Record list =
* * * * * * * * *
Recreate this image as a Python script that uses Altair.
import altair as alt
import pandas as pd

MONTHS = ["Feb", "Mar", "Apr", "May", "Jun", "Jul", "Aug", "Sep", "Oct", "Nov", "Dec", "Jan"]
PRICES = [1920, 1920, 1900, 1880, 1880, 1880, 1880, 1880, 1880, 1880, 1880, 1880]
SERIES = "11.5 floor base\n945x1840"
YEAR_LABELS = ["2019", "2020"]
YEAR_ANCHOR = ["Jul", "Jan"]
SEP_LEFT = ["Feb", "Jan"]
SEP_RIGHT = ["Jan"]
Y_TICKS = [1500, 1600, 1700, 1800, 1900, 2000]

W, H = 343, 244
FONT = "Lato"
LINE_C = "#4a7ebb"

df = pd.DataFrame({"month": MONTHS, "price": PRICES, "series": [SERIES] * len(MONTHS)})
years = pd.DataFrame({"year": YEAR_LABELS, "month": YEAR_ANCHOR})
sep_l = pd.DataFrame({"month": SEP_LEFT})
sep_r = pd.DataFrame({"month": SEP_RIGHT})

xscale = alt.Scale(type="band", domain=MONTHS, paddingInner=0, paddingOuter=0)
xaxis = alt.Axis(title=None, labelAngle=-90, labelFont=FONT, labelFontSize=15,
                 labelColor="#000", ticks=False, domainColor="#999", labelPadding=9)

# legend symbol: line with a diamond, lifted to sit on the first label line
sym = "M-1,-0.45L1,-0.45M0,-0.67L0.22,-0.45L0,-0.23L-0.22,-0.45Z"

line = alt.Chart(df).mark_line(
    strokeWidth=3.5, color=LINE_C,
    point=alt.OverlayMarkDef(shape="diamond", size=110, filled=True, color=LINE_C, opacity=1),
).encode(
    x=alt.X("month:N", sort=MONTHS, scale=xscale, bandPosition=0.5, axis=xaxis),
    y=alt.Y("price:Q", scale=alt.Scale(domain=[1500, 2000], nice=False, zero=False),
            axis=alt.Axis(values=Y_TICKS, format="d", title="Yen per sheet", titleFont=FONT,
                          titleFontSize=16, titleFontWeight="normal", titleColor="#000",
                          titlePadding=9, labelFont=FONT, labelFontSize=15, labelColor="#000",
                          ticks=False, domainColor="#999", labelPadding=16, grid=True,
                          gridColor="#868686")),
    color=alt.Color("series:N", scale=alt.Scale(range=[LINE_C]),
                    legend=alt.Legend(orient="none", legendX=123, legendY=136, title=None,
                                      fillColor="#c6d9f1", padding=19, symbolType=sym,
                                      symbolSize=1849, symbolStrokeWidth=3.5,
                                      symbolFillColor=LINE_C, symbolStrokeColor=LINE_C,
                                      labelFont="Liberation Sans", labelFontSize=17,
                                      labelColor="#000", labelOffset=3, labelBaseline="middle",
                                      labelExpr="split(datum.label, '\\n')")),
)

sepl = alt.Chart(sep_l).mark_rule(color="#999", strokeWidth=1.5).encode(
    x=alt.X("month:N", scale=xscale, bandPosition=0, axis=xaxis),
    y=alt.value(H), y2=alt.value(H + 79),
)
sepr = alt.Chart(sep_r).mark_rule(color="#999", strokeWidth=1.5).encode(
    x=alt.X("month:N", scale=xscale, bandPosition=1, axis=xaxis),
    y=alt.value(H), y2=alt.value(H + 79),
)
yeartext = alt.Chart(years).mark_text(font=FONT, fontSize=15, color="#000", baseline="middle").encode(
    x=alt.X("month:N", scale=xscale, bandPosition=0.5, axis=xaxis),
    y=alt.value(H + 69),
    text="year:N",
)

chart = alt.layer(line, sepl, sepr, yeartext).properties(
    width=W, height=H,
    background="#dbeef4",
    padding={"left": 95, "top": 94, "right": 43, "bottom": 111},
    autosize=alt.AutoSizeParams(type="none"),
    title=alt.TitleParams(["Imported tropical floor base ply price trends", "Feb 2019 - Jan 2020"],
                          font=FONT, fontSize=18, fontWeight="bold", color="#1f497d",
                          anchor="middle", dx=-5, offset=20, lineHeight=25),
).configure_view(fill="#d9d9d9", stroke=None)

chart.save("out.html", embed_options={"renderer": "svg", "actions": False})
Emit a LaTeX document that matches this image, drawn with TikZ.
* * * * * * * * *
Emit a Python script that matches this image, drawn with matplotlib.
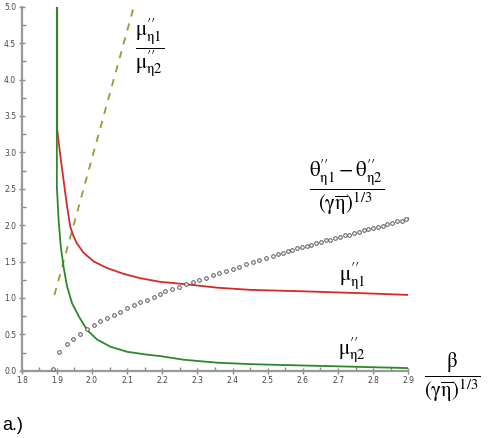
* * * * * * * * *
Where a line above includes "Python", copy that line.

Recreate this image as a Python script that uses Altair.
Emit a Python script that matches this image, drawn with matplotlib.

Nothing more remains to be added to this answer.